What an interesting post. I have to admit I spent most of my life trying to feed my family and eating healthy;counting calories, watching the cholestrol; I studied the charts and the pyramids. But I can honetly say I don't think it stopped me from still keeping it all in perpective.I did my beat to make my food interesting. I edned up with 4 boys who love to eat and cook the healthy way.

ValleyWriter said...

Prof. Kitty - You make several interesting points. I never considered rigidness/austerity in diet corresponding to other issues in one's life... "Food for thought" for sure!

David L Macaulay said...

Interesting post. I think there is a line. But why is it that all teh bad things taste the best?

Lin Ann said...

I think it's important to be a conscious eater, and agree it could become obsessive.

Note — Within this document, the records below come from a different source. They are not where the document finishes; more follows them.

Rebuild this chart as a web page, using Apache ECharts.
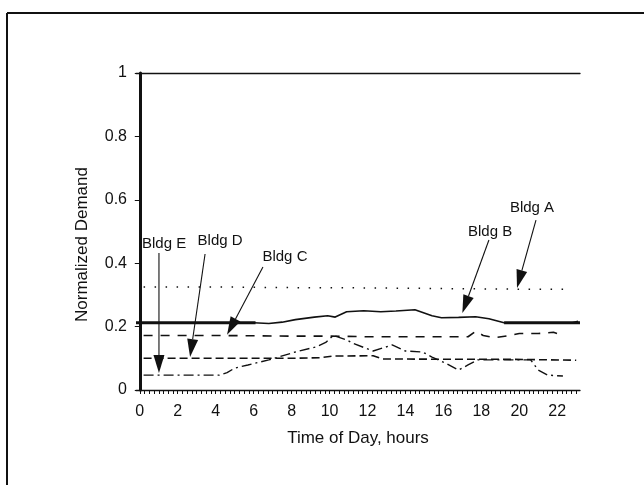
<!DOCTYPE html>
<html>
<head>
<meta charset="utf-8">
<script src="https://cdn.jsdelivr.net/npm/echarts@6/dist/echarts.min.js"></script>
<style>
html,body{margin:0;padding:0;background:#fff;}
#chart{width:644px;height:485px;}
</style>
</head>
<body>
<div id="chart"></div>
<script>
// ---- data (hours, normalized demand) ----
var xTickLabels = [0, 2, 4, 6, 8, 10, 12, 14, 16, 18, 20, 22];
var yTicks = [0, 0.2, 0.4, 0.6, 0.8, 1];

var bldgA = [[0.2,0.325],[4,0.325],[8,0.323],[12,0.322],[16,0.32],[20,0.318],[22.4,0.318]];
var bldgB = [[6.0,0.212],[6.8,0.210],[7.5,0.214],[8.2,0.222],[9.2,0.230],[9.9,0.234],[10.3,0.230],[10.9,0.247],[11.8,0.250],[12.7,0.247],[13.5,0.249],[14.5,0.253],[15.4,0.234],[15.9,0.228],[16.8,0.229],[17.7,0.231],[18.4,0.225],[19.2,0.212],[22.8,0.212],[23.1,0.217]];
var bldgBBase = [[-0.2,0.212],[6.1,0.212],[6.2,'-'],[19.2,0.212],[23.2,0.212]];
var bldgC = [[0.2,0.172],[2,0.172],[4,0.172],[6,0.171],[8,0.170],[10,0.170],[12,0.168],[14,0.168],[16,0.168],[17.3,0.168],[17.7,0.185],[18.1,0.172],[18.7,0.165],[19.5,0.172],[20,0.178],[21,0.178],[21.8,0.182],[22.3,0.172]];
var bldgD = [[0.2,0.100],[4,0.100],[8,0.100],[9.5,0.102],[10.2,0.107],[12.3,0.108],[12.8,0.098],[16,0.097],[19,0.097],[20.5,0.096],[23,0.094]];
var bldgE = [[0.2,0.047],[2,0.047],[4.2,0.047],[4.6,0.055],[5,0.069],[5.7,0.079],[6.8,0.095],[8.2,0.120],[9.3,0.136],[9.8,0.150],[10.2,0.172],[10.9,0.158],[11.2,0.148],[12.3,0.123],[13.3,0.142],[14,0.123],[14.9,0.120],[15.4,0.104],[16.1,0.085],[16.8,0.063],[17.3,0.079],[17.8,0.095],[19.2,0.095],[20.6,0.095],[21,0.063],[21.5,0.047],[22.3,0.044]];

var annotations = [
  {text:'Bldg A', label:[20.67,0.574], from:[20.88,0.536], to:[19.88,0.322]},
  {text:'Bldg B', label:[18.46,0.500], from:[18.40,0.473], to:[17.00,0.243]},
  {text:'Bldg C', label:[7.65,0.420], from:[6.49,0.388], to:[4.60,0.174]},
  {text:'Bldg D', label:[4.23,0.470], from:[3.44,0.429], to:[2.65,0.104]},
  {text:'Bldg E', label:[1.28,0.460], from:[1.01,0.432], to:[1.01,0.054]}
];

var quarterTicks = [];
for (var i = 0; i <= 92; i++) quarterTicks.push(i * 0.25);

var FONT = '"Liberation Sans", Arial, sans-serif';
var INK = '#111';

var chart = echarts.init(document.getElementById('chart'), null, {renderer:'canvas'});

function lineSeries(name, data, width, type) {
  return {
    name: name, type: 'line', data: data, showSymbol: false, symbol: 'none',
    smooth: false, connectNulls: false, animation: false, silent: true,
    lineStyle: {color: INK, width: width, type: type}
  };
}

var option = {
  backgroundColor: '#fff',
  animation: false,
  grid: {left: 136, top: 73, right: 64, bottom: 95},
  xAxis: [{
    type: 'value', min: -0.2, max: 23.2,
    name: 'Time of Day, hours', nameLocation: 'middle', nameGap: 40,
    nameTextStyle: {fontFamily: FONT, fontSize: 17, color: INK},
    axisLine: {show: true, lineStyle: {color: INK, width: 1.3}},
    axisTick: {show: true, length: 4, customValues: quarterTicks, lineStyle: {color: INK, width: 1}},
    axisLabel: {customValues: xTickLabels, fontFamily: FONT, fontSize: 16, color: INK, margin: 14},
    splitLine: {show: false}
  }, {
    type: 'value', min: -0.2, max: 23.2, position: 'top',
    axisLine: {show: true, lineStyle: {color: INK, width: 1.3}},
    axisTick: {show: false}, axisLabel: {show: false}, splitLine: {show: false}
  }],
  yAxis: {
    type: 'value', min: 0, max: 1, interval: 0.2,
    name: 'Normalized Demand', nameLocation: 'middle', nameGap: 45,
    nameTextStyle: {fontFamily: FONT, fontSize: 17, color: INK, padding: [0, 26, 0, 0]},
    axisLine: {show: true, lineStyle: {color: INK, width: 3}},
    axisTick: {show: true, length: 5, lineStyle: {color: INK, width: 1}},
    axisLabel: {fontFamily: FONT, fontSize: 16, color: INK, margin: 9},
    splitLine: {show: false}
  },
  series: [
    lineSeries('Bldg A', bldgA, 1.5, [1.5, 9.5]),
    lineSeries('Bldg B', bldgB, 1.6, 'solid'),
    lineSeries('Bldg B base', bldgBBase, 3, 'solid'),
    lineSeries('Bldg C', bldgC, 1.6, [9, 8]),
    lineSeries('Bldg D', bldgD, 1.6, [8, 4]),
    lineSeries('Bldg E', bldgE, 1.4, [10, 4, 2, 4])
  ]
};
chart.setOption(option);

// annotations: arrows and labels, placed through the chart's own coordinate system
var g = [];
// outer figure frame
g.push({type:'line', shape:{x1:7, y1:13, x2:644, y2:13}, style:{stroke:INK, lineWidth:2}, silent:true});
g.push({type:'line', shape:{x1:7, y1:13, x2:7, y2:485}, style:{stroke:INK, lineWidth:2}, silent:true});

annotations.forEach(function (a) {
  var p0 = chart.convertToPixel({gridIndex:0}, a.from);
  var p1 = chart.convertToPixel({gridIndex:0}, a.to);
  var pl = chart.convertToPixel({gridIndex:0}, a.label);
  var dx = p1[0] - p0[0], dy = p1[1] - p0[1];
  var len = Math.sqrt(dx*dx + dy*dy);
  var ux = dx/len, uy = dy/len;
  var headL = 18, headW = 5.5;
  var bx = p1[0] - ux*headL, by = p1[1] - uy*headL;
  g.push({type:'line', shape:{x1:p0[0], y1:p0[1], x2:bx, y2:by}, style:{stroke:INK, lineWidth:1.1}, silent:true});
  g.push({type:'polygon', shape:{points:[[p1[0],p1[1]],[bx - uy*headW, by + ux*headW],[bx + uy*headW, by - ux*headW]]}, style:{fill:INK}, silent:true});
  g.push({type:'text', x: pl[0], y: pl[1], style:{text:a.text, fill:INK, font:'15px ' + FONT, align:'center', verticalAlign:'middle'}, silent:true});
});
chart.setOption({graphic: g});
</script>
</body>
</html>
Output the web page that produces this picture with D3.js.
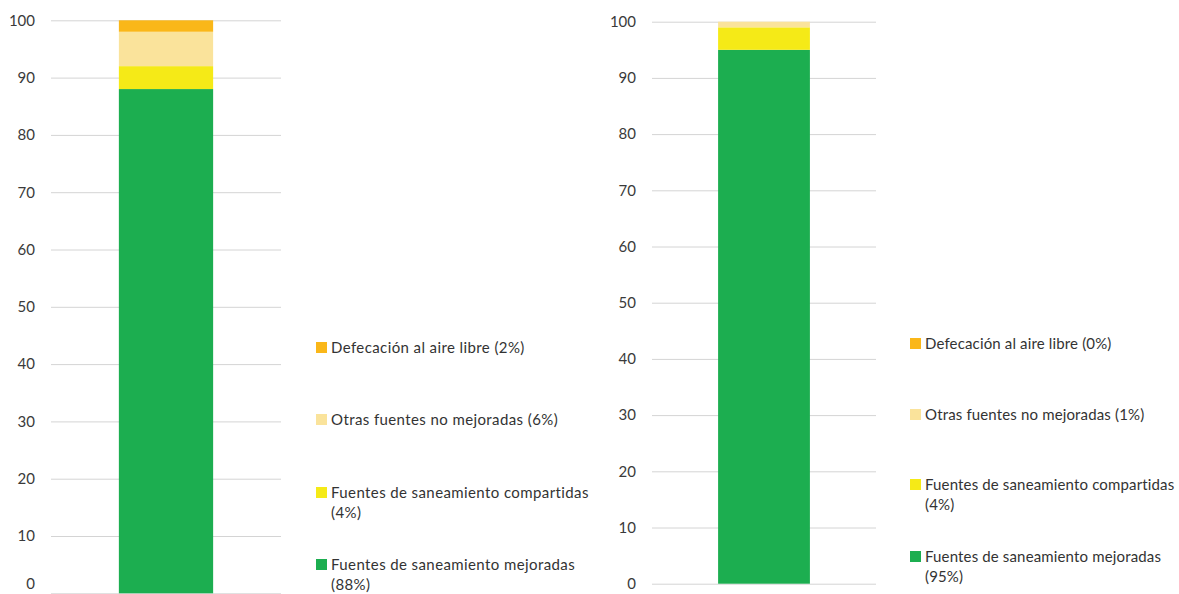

We try our best to be conscious about our food choices, I think it's important to teach my children about real food, since it seems to be harder and harder to find in stores these days! But I don't mind a few processed snacks here and there or a pizza, etc. As long as it's not every meal, breakfast, lunch, dinner, snacks that's processed. I think it's unfortunate that too many people are eating that way and the demand creates poor food manufacturing. And while I do my best to feed my family healthy meals, I don't impose it on anyone else. Great post!